DATASET SECTION

....................

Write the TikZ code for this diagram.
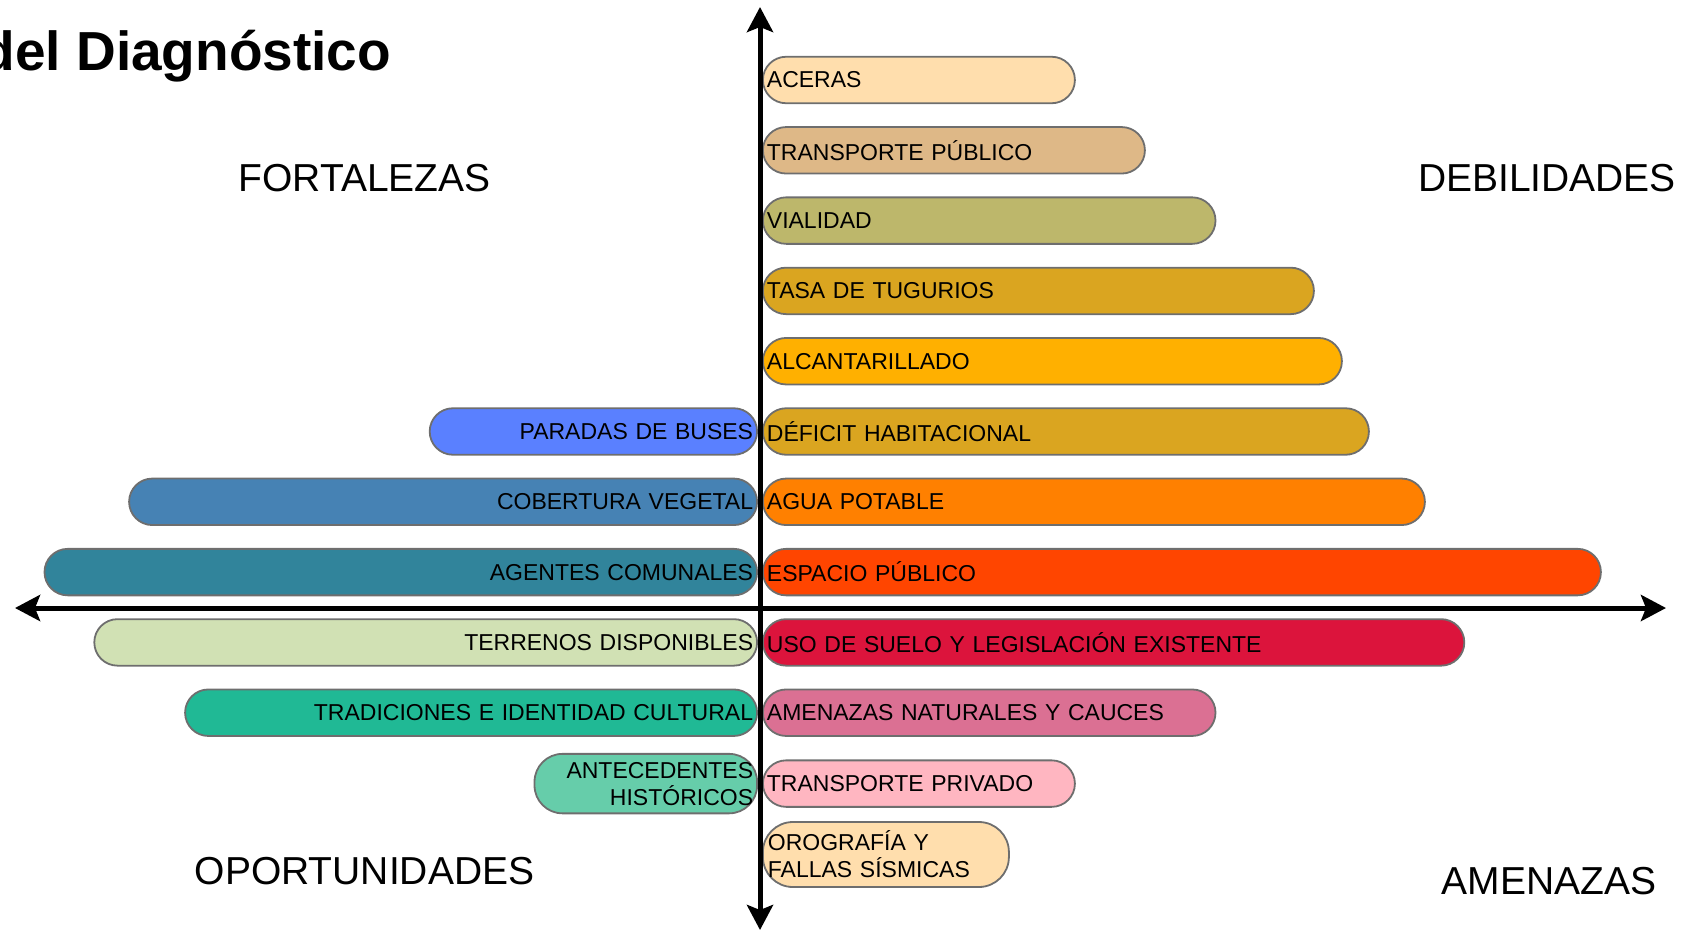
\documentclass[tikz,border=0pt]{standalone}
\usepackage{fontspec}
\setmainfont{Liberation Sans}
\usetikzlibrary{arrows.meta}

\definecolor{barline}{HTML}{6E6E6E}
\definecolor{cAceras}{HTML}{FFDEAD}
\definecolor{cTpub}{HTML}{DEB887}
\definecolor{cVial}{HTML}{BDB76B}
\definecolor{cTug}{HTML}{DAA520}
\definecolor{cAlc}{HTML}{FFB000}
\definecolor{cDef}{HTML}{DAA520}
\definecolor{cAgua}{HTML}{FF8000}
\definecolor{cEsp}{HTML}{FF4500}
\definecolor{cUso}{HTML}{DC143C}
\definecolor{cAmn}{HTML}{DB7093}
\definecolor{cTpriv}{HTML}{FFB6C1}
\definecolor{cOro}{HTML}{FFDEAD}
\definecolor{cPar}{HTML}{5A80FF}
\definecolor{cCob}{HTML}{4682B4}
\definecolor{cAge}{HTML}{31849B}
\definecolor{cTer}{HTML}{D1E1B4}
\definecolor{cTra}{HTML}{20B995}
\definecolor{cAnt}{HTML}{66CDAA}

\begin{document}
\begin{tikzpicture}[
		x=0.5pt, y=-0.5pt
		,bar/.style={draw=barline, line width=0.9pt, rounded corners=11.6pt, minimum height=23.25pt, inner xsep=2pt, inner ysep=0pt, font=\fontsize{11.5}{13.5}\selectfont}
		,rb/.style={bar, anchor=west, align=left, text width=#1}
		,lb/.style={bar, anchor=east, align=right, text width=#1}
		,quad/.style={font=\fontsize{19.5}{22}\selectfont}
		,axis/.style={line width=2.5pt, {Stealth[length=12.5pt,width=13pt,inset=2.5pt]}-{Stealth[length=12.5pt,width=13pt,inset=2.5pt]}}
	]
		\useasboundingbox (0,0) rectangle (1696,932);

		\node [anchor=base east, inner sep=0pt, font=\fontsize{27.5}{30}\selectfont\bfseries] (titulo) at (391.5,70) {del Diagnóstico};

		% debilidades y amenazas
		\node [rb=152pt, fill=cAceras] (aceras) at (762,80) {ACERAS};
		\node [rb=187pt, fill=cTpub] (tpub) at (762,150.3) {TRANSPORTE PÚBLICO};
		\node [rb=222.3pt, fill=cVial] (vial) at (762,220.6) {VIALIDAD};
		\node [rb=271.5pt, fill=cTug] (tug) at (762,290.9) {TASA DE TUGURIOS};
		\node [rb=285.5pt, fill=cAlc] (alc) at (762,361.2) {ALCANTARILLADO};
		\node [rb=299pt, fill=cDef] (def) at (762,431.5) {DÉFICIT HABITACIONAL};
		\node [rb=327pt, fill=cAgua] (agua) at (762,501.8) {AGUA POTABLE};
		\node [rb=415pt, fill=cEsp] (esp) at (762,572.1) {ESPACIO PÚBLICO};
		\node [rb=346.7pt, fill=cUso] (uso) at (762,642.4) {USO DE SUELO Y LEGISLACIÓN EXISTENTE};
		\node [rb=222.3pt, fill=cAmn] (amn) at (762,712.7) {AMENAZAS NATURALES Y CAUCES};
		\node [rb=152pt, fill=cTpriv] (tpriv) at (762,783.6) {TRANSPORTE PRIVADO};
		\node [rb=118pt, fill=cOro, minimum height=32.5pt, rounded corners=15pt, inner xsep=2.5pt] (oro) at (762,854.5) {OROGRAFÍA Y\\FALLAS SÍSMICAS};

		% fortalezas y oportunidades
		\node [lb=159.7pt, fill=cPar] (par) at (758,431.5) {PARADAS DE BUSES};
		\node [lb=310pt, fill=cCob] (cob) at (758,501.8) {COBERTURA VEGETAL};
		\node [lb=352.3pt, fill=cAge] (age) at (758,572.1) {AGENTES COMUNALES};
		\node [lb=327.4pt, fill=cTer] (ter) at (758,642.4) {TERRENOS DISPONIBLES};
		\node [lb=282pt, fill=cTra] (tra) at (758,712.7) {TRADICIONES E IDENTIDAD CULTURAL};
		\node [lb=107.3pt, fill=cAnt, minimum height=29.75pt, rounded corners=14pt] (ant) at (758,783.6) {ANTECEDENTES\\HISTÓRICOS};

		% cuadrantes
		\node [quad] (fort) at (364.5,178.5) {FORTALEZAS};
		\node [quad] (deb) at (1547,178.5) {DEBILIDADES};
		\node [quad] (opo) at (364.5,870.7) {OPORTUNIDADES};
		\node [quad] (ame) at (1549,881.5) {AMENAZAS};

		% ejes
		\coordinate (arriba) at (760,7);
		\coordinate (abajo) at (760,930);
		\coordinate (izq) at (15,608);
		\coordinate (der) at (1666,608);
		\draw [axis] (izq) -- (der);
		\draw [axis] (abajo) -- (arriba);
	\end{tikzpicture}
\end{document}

....................

WHAT TO WORK ON
Return the full material word for word. Do not include the pictures.

COMPLETE ANSWER
Write the TikZ code for this diagram.
\documentclass[tikz,border=0pt]{standalone}
\usepackage{fontspec}
\setmainfont{Liberation Sans}
\usetikzlibrary{arrows.meta}

\definecolor{barline}{HTML}{6E6E6E}
\definecolor{cAceras}{HTML}{FFDEAD}
\definecolor{cTpub}{HTML}{DEB887}
\definecolor{cVial}{HTML}{BDB76B}
\definecolor{cTug}{HTML}{DAA520}
\definecolor{cAlc}{HTML}{FFB000}
\definecolor{cDef}{HTML}{DAA520}
\definecolor{cAgua}{HTML}{FF8000}
\definecolor{cEsp}{HTML}{FF4500}
\definecolor{cUso}{HTML}{DC143C}
\definecolor{cAmn}{HTML}{DB7093}
\definecolor{cTpriv}{HTML}{FFB6C1}
\definecolor{cOro}{HTML}{FFDEAD}
\definecolor{cPar}{HTML}{5A80FF}
\definecolor{cCob}{HTML}{4682B4}
\definecolor{cAge}{HTML}{31849B}
\definecolor{cTer}{HTML}{D1E1B4}
\definecolor{cTra}{HTML}{20B995}
\definecolor{cAnt}{HTML}{66CDAA}

\begin{document}
\begin{tikzpicture}[
		x=0.5pt, y=-0.5pt
		,bar/.style={draw=barline, line width=0.9pt, rounded corners=11.6pt, minimum height=23.25pt, inner xsep=2pt, inner ysep=0pt, font=\fontsize{11.5}{13.5}\selectfont}
		,rb/.style={bar, anchor=west, align=left, text width=#1}
		,lb/.style={bar, anchor=east, align=right, text width=#1}
		,quad/.style={font=\fontsize{19.5}{22}\selectfont}
		,axis/.style={line width=2.5pt, {Stealth[length=12.5pt,width=13pt,inset=2.5pt]}-{Stealth[length=12.5pt,width=13pt,inset=2.5pt]}}
	]
		\useasboundingbox (0,0) rectangle (1696,932);

		\node [anchor=base east, inner sep=0pt, font=\fontsize{27.5}{30}\selectfont\bfseries] (titulo) at (391.5,70) {del Diagnóstico};

		% debilidades y amenazas
		\node [rb=152pt, fill=cAceras] (aceras) at (762,80) {ACERAS};
		\node [rb=187pt, fill=cTpub] (tpub) at (762,150.3) {TRANSPORTE PÚBLICO};
		\node [rb=222.3pt, fill=cVial] (vial) at (762,220.6) {VIALIDAD};
		\node [rb=271.5pt, fill=cTug] (tug) at (762,290.9) {TASA DE TUGURIOS};
		\node [rb=285.5pt, fill=cAlc] (alc) at (762,361.2) {ALCANTARILLADO};
		\node [rb=299pt, fill=cDef] (def) at (762,431.5) {DÉFICIT HABITACIONAL};
		\node [rb=327pt, fill=cAgua] (agua) at (762,501.8) {AGUA POTABLE};
		\node [rb=415pt, fill=cEsp] (esp) at (762,572.1) {ESPACIO PÚBLICO};
		\node [rb=346.7pt, fill=cUso] (uso) at (762,642.4) {USO DE SUELO Y LEGISLACIÓN EXISTENTE};
		\node [rb=222.3pt, fill=cAmn] (amn) at (762,712.7) {AMENAZAS NATURALES Y CAUCES};
		\node [rb=152pt, fill=cTpriv] (tpriv) at (762,783.6) {TRANSPORTE PRIVADO};
		\node [rb=118pt, fill=cOro, minimum height=32.5pt, rounded corners=15pt, inner xsep=2.5pt] (oro) at (762,854.5) {OROGRAFÍA Y\\FALLAS SÍSMICAS};

		% fortalezas y oportunidades
		\node [lb=159.7pt, fill=cPar] (par) at (758,431.5) {PARADAS DE BUSES};
		\node [lb=310pt, fill=cCob] (cob) at (758,501.8) {COBERTURA VEGETAL};
		\node [lb=352.3pt, fill=cAge] (age) at (758,572.1) {AGENTES COMUNALES};
		\node [lb=327.4pt, fill=cTer] (ter) at (758,642.4) {TERRENOS DISPONIBLES};
		\node [lb=282pt, fill=cTra] (tra) at (758,712.7) {TRADICIONES E IDENTIDAD CULTURAL};
		\node [lb=107.3pt, fill=cAnt, minimum height=29.75pt, rounded corners=14pt] (ant) at (758,783.6) {ANTECEDENTES\\HISTÓRICOS};

		% cuadrantes
		\node [quad] (fort) at (364.5,178.5) {FORTALEZAS};
		\node [quad] (deb) at (1547,178.5) {DEBILIDADES};
		\node [quad] (opo) at (364.5,870.7) {OPORTUNIDADES};
		\node [quad] (ame) at (1549,881.5) {AMENAZAS};

		% ejes
		\coordinate (arriba) at (760,7);
		\coordinate (abajo) at (760,930);
		\coordinate (izq) at (15,608);
		\coordinate (der) at (1666,608);
		\draw [axis] (izq) -- (der);
		\draw [axis] (abajo) -- (arriba);
	\end{tikzpicture}
\end{document}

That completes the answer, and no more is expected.